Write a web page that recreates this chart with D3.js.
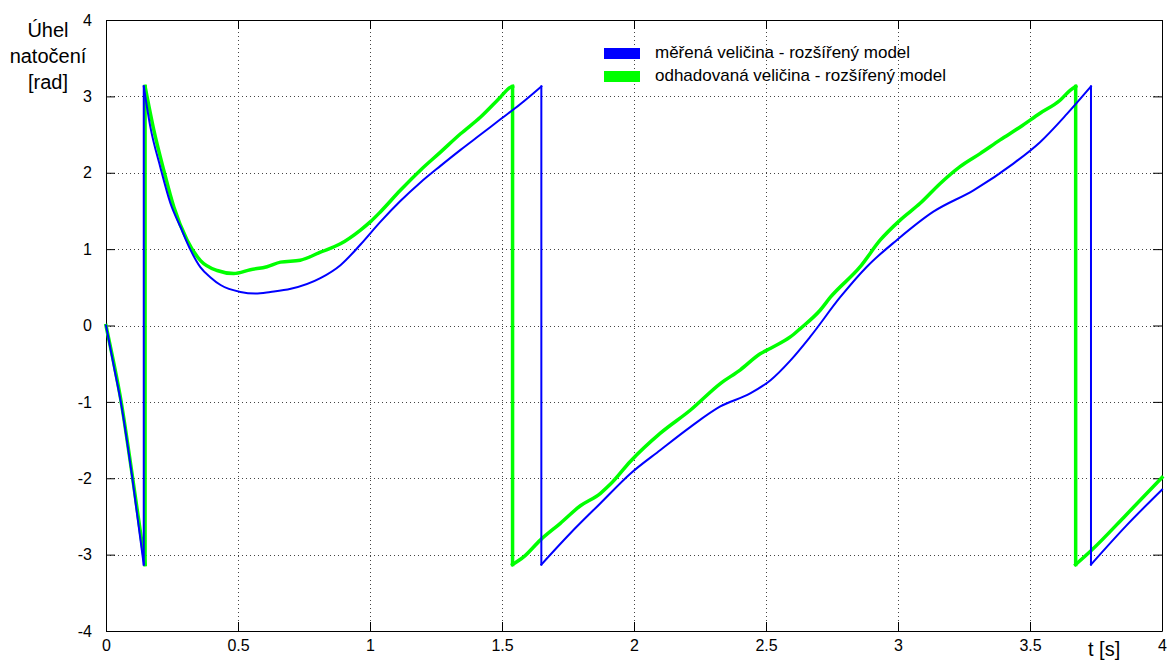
<!DOCTYPE html>
<html>
<head>
<meta charset="utf-8">
<script src="https://cdn.jsdelivr.net/npm/d3@7"></script>
<style>
  body { margin: 0; background: #fff; }
  svg { display: block; font-family: Arial, "Liberation Sans", sans-serif; }
</style>
</head>
<body>
<svg width="1168" height="661"></svg>
<script>
// measured angle (blue)
const tMeasured = [0, 0.03, 0.055, 0.099, 0.143, 0.143, 0.168, 0.206, 0.244, 0.282, 0.32, 0.358, 0.396, 0.434, 0.509, 0.566, 0.623, 0.7, 0.812, 0.888, 0.964, 1.04, 1.115, 1.19, 1.267, 1.343, 1.419, 1.494, 1.57, 1.649, 1.649, 1.759, 1.872, 1.986, 2.1, 2.213, 2.327, 2.44, 2.516, 2.592, 2.667, 2.781, 2.882, 2.996, 3.134, 3.286, 3.437, 3.538, 3.64, 3.731, 3.731, 3.865, 4];
const vMeasured = [0, -0.54, -0.98, -1.98, -3.13, 3.13, 2.6, 2.07, 1.6, 1.29, 0.99, 0.76, 0.63, 0.53, 0.44, 0.42, 0.44, 0.48, 0.62, 0.79, 1.06, 1.36, 1.63, 1.87, 2.09, 2.3, 2.5, 2.7, 2.9, 3.13, -3.13, -2.72, -2.33, -1.94, -1.63, -1.33, -1.06, -0.89, -0.72, -0.46, -0.15, 0.37, 0.77, 1.12, 1.49, 1.77, 2.12, 2.4, 2.77, 3.13, -3.13, -2.62, -2.15];

// estimated angle (green)
const tEstimated = [0, 0.03, 0.055, 0.099, 0.148, 0.148, 0.181, 0.219, 0.257, 0.307, 0.358, 0.421, 0.484, 0.547, 0.61, 0.661, 0.736, 0.812, 0.888, 0.964, 1.002, 1.04, 1.115, 1.19, 1.267, 1.343, 1.419, 1.494, 1.532, 1.54, 1.54, 1.582, 1.645, 1.721, 1.797, 1.872, 1.91, 1.986, 2.1, 2.213, 2.327, 2.403, 2.478, 2.516, 2.592, 2.63, 2.705, 2.744, 2.857, 2.933, 3.008, 3.084, 3.16, 3.235, 3.311, 3.387, 3.463, 3.538, 3.614, 3.652, 3.673, 3.673, 3.734, 3.864, 4];
const vEstimated = [0, -0.5, -0.95, -1.95, -3.13, 3.13, 2.56, 2.03, 1.55, 1.12, 0.85, 0.72, 0.68, 0.73, 0.77, 0.83, 0.855, 0.96, 1.07, 1.25, 1.36, 1.49, 1.77, 2.03, 2.27, 2.51, 2.73, 2.99, 3.12, 3.13, -3.13, -3.03, -2.81, -2.59, -2.36, -2.2, -2.08, -1.78, -1.41, -1.11, -0.76, -0.58, -0.37, -0.3, -0.15, -0.04, 0.2, 0.37, 0.77, 1.12, 1.38, 1.6, 1.86, 2.08, 2.25, 2.43, 2.6, 2.78, 2.95, 3.08, 3.13, -3.13, -2.94, -2.48, -1.99];

const xTicks = [0, 0.5, 1, 1.5, 2, 2.5, 3, 3.5, 4];
const yTicks = [-4, -3, -2, -1, 0, 1, 2, 3, 4];
const seriesNames = ["měřená veličina - rozšířený model", "odhadovaná veličina - rozšířený model"];
const seriesColors = ["#0000ff", "#00ff00"];

const svg = d3.select("svg"),
  margin = { top: 20, right: 6, bottom: 30, left: 106 },
  width = +svg.attr("width") - margin.left - margin.right,
  height = +svg.attr("height") - margin.top - margin.bottom;

const x = d3.scaleLinear().domain([0, 4]).range([0, width]);
const y = d3.scaleLinear().domain([-4, 4]).range([height, 0]);

const g = svg.append("g")
  .attr("transform", "translate(" + margin.left + "," + margin.top + ")");

// dotted grid
g.append("g")
  .selectAll("line")
  .data(xTicks.slice(1, -1))
  .enter().append("line")
  .attr("x1", d => x(d) + 0.5).attr("x2", d => x(d) + 0.5)
  .attr("y1", 0).attr("y2", height)
  .attr("stroke", "#444").attr("stroke-dasharray", "1,3");

g.append("g")
  .selectAll("line")
  .data(yTicks.slice(1, -1))
  .enter().append("line")
  .attr("y1", d => Math.round(y(d)) + 0.5).attr("y2", d => Math.round(y(d)) + 0.5)
  .attr("x1", 0).attr("x2", width)
  .attr("stroke", "#444").attr("stroke-dasharray", "1,3");

// axes with inward ticks
const fmt = d => String(d);
g.append("g")
  .attr("class", "axis axis--x")
  .attr("transform", "translate(0," + height + ")")
  .call(d3.axisBottom(x).tickValues(xTicks).tickFormat(fmt).tickSizeInner(-9).tickSizeOuter(0).tickPadding(9));

g.append("g")
  .call(d3.axisTop(x).tickValues(xTicks).tickFormat("").tickSizeInner(-9).tickSizeOuter(0));

g.append("g")
  .attr("class", "axis axis--y")
  .call(d3.axisLeft(y).tickValues(yTicks).tickFormat(fmt).tickSizeInner(-9).tickSizeOuter(0).tickPadding(14));

g.append("g")
  .attr("transform", "translate(" + width + ",0)")
  .call(d3.axisRight(y).tickValues(yTicks).tickFormat("").tickSizeInner(-9).tickSizeOuter(0));

g.selectAll(".domain").attr("stroke", "#000");
g.selectAll(".tick line").attr("stroke", "#000");
g.selectAll(".tick text").attr("font-size", 16).attr("fill", "#000")
  .attr("font-family", "Arial, 'Liberation Sans', sans-serif");

// curves: smooth pieces between the wrap-around jumps, jumps drawn straight
const line = d3.line()
  .x(d => x(d[0]))
  .y(d => y(d[1]))
  .curve(d3.curveMonotoneX);

function pieces(ts, vs) {
  const out = [];
  let cur = [];
  ts.forEach((t, i) => {
    if (i > 0 && t === ts[i - 1]) {
      out.push(cur);
      out.push([[ts[i - 1], vs[i - 1]], [t, vs[i]]]);
      cur = [];
    }
    cur.push([t, vs[i]]);
  });
  out.push(cur);
  return out;
}

function drawSeries(ts, vs, color, w) {
  g.append("g")
    .selectAll("path")
    .data(pieces(ts, vs))
    .enter().append("path")
    .attr("fill", "none")
    .attr("stroke", color)
    .attr("stroke-width", w)
    .attr("stroke-linecap", "square")
    .attr("d", line);
}

drawSeries(tEstimated, vEstimated, seriesColors[1], 3.5);
drawSeries(tMeasured, vMeasured, seriesColors[0], 2);

// legend
const legend = svg.append("g").attr("transform", "translate(604,48)");
seriesNames.forEach((name, i) => {
  legend.append("rect")
    .attr("x", 0).attr("y", i * 23)
    .attr("width", 36).attr("height", 11)
    .attr("fill", seriesColors[i]);
  legend.append("text")
    .attr("x", 51).attr("y", i * 23 + 10)
    .attr("font-size", 17)
    .attr("fill", "#000")
    .text(name);
});

// axis labels
const yLabel = svg.append("text")
  .attr("text-anchor", "middle")
  .attr("font-size", 20)
  .attr("fill", "#000");
["Úhel", "natočení", "[rad]"].forEach((s, i) => {
  yLabel.append("tspan").attr("x", 48).attr("y", 37 + i * 26).text(s);
});

svg.append("text")
  .attr("x", 1088).attr("y", 656)
  .attr("font-size", 20)
  .attr("fill", "#000")
  .text("t [s]");
</script>
</body>
</html>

—————

Produce an exact copy of each line of data, skipping embedded images.

_Result of the exercise_
Write a web page that recreates this chart with D3.js.
<!DOCTYPE html>
<html>
<head>
<meta charset="utf-8">
<script src="https://cdn.jsdelivr.net/npm/d3@7"></script>
<style>
  body { margin: 0; background: #fff; }
  svg { display: block; font-family: Arial, "Liberation Sans", sans-serif; }
</style>
</head>
<body>
<svg width="1168" height="661"></svg>
<script>
// measured angle (blue)
const tMeasured = [0, 0.03, 0.055, 0.099, 0.143, 0.143, 0.168, 0.206, 0.244, 0.282, 0.32, 0.358, 0.396, 0.434, 0.509, 0.566, 0.623, 0.7, 0.812, 0.888, 0.964, 1.04, 1.115, 1.19, 1.267, 1.343, 1.419, 1.494, 1.57, 1.649, 1.649, 1.759, 1.872, 1.986, 2.1, 2.213, 2.327, 2.44, 2.516, 2.592, 2.667, 2.781, 2.882, 2.996, 3.134, 3.286, 3.437, 3.538, 3.64, 3.731, 3.731, 3.865, 4];
const vMeasured = [0, -0.54, -0.98, -1.98, -3.13, 3.13, 2.6, 2.07, 1.6, 1.29, 0.99, 0.76, 0.63, 0.53, 0.44, 0.42, 0.44, 0.48, 0.62, 0.79, 1.06, 1.36, 1.63, 1.87, 2.09, 2.3, 2.5, 2.7, 2.9, 3.13, -3.13, -2.72, -2.33, -1.94, -1.63, -1.33, -1.06, -0.89, -0.72, -0.46, -0.15, 0.37, 0.77, 1.12, 1.49, 1.77, 2.12, 2.4, 2.77, 3.13, -3.13, -2.62, -2.15];

// estimated angle (green)
const tEstimated = [0, 0.03, 0.055, 0.099, 0.148, 0.148, 0.181, 0.219, 0.257, 0.307, 0.358, 0.421, 0.484, 0.547, 0.61, 0.661, 0.736, 0.812, 0.888, 0.964, 1.002, 1.04, 1.115, 1.19, 1.267, 1.343, 1.419, 1.494, 1.532, 1.54, 1.54, 1.582, 1.645, 1.721, 1.797, 1.872, 1.91, 1.986, 2.1, 2.213, 2.327, 2.403, 2.478, 2.516, 2.592, 2.63, 2.705, 2.744, 2.857, 2.933, 3.008, 3.084, 3.16, 3.235, 3.311, 3.387, 3.463, 3.538, 3.614, 3.652, 3.673, 3.673, 3.734, 3.864, 4];
const vEstimated = [0, -0.5, -0.95, -1.95, -3.13, 3.13, 2.56, 2.03, 1.55, 1.12, 0.85, 0.72, 0.68, 0.73, 0.77, 0.83, 0.855, 0.96, 1.07, 1.25, 1.36, 1.49, 1.77, 2.03, 2.27, 2.51, 2.73, 2.99, 3.12, 3.13, -3.13, -3.03, -2.81, -2.59, -2.36, -2.2, -2.08, -1.78, -1.41, -1.11, -0.76, -0.58, -0.37, -0.3, -0.15, -0.04, 0.2, 0.37, 0.77, 1.12, 1.38, 1.6, 1.86, 2.08, 2.25, 2.43, 2.6, 2.78, 2.95, 3.08, 3.13, -3.13, -2.94, -2.48, -1.99];

const xTicks = [0, 0.5, 1, 1.5, 2, 2.5, 3, 3.5, 4];
const yTicks = [-4, -3, -2, -1, 0, 1, 2, 3, 4];
const seriesNames = ["měřená veličina - rozšířený model", "odhadovaná veličina - rozšířený model"];
const seriesColors = ["#0000ff", "#00ff00"];

const svg = d3.select("svg"),
  margin = { top: 20, right: 6, bottom: 30, left: 106 },
  width = +svg.attr("width") - margin.left - margin.right,
  height = +svg.attr("height") - margin.top - margin.bottom;

const x = d3.scaleLinear().domain([0, 4]).range([0, width]);
const y = d3.scaleLinear().domain([-4, 4]).range([height, 0]);

const g = svg.append("g")
  .attr("transform", "translate(" + margin.left + "," + margin.top + ")");

// dotted grid
g.append("g")
  .selectAll("line")
  .data(xTicks.slice(1, -1))
  .enter().append("line")
  .attr("x1", d => x(d) + 0.5).attr("x2", d => x(d) + 0.5)
  .attr("y1", 0).attr("y2", height)
  .attr("stroke", "#444").attr("stroke-dasharray", "1,3");

g.append("g")
  .selectAll("line")
  .data(yTicks.slice(1, -1))
  .enter().append("line")
  .attr("y1", d => Math.round(y(d)) + 0.5).attr("y2", d => Math.round(y(d)) + 0.5)
  .attr("x1", 0).attr("x2", width)
  .attr("stroke", "#444").attr("stroke-dasharray", "1,3");

// axes with inward ticks
const fmt = d => String(d);
g.append("g")
  .attr("class", "axis axis--x")
  .attr("transform", "translate(0," + height + ")")
  .call(d3.axisBottom(x).tickValues(xTicks).tickFormat(fmt).tickSizeInner(-9).tickSizeOuter(0).tickPadding(9));

g.append("g")
  .call(d3.axisTop(x).tickValues(xTicks).tickFormat("").tickSizeInner(-9).tickSizeOuter(0));

g.append("g")
  .attr("class", "axis axis--y")
  .call(d3.axisLeft(y).tickValues(yTicks).tickFormat(fmt).tickSizeInner(-9).tickSizeOuter(0).tickPadding(14));

g.append("g")
  .attr("transform", "translate(" + width + ",0)")
  .call(d3.axisRight(y).tickValues(yTicks).tickFormat("").tickSizeInner(-9).tickSizeOuter(0));

g.selectAll(".domain").attr("stroke", "#000");
g.selectAll(".tick line").attr("stroke", "#000");
g.selectAll(".tick text").attr("font-size", 16).attr("fill", "#000")
  .attr("font-family", "Arial, 'Liberation Sans', sans-serif");

// curves: smooth pieces between the wrap-around jumps, jumps drawn straight
const line = d3.line()
  .x(d => x(d[0]))
  .y(d => y(d[1]))
  .curve(d3.curveMonotoneX);

function pieces(ts, vs) {
  const out = [];
  let cur = [];
  ts.forEach((t, i) => {
    if (i > 0 && t === ts[i - 1]) {
      out.push(cur);
      out.push([[ts[i - 1], vs[i - 1]], [t, vs[i]]]);
      cur = [];
    }
    cur.push([t, vs[i]]);
  });
  out.push(cur);
  return out;
}

function drawSeries(ts, vs, color, w) {
  g.append("g")
    .selectAll("path")
    .data(pieces(ts, vs))
    .enter().append("path")
    .attr("fill", "none")
    .attr("stroke", color)
    .attr("stroke-width", w)
    .attr("stroke-linecap", "square")
    .attr("d", line);
}

drawSeries(tEstimated, vEstimated, seriesColors[1], 3.5);
drawSeries(tMeasured, vMeasured, seriesColors[0], 2);

// legend
const legend = svg.append("g").attr("transform", "translate(604,48)");
seriesNames.forEach((name, i) => {
  legend.append("rect")
    .attr("x", 0).attr("y", i * 23)
    .attr("width", 36).attr("height", 11)
    .attr("fill", seriesColors[i]);
  legend.append("text")
    .attr("x", 51).attr("y", i * 23 + 10)
    .attr("font-size", 17)
    .attr("fill", "#000")
    .text(name);
});

// axis labels
const yLabel = svg.append("text")
  .attr("text-anchor", "middle")
  .attr("font-size", 20)
  .attr("fill", "#000");
["Úhel", "natočení", "[rad]"].forEach((s, i) => {
  yLabel.append("tspan").attr("x", 48).attr("y", 37 + i * 26).text(s);
});

svg.append("text")
  .attr("x", 1088).attr("y", 656)
  .attr("font-size", 20)
  .attr("fill", "#000")
  .text("t [s]");
</script>
</body>
</html>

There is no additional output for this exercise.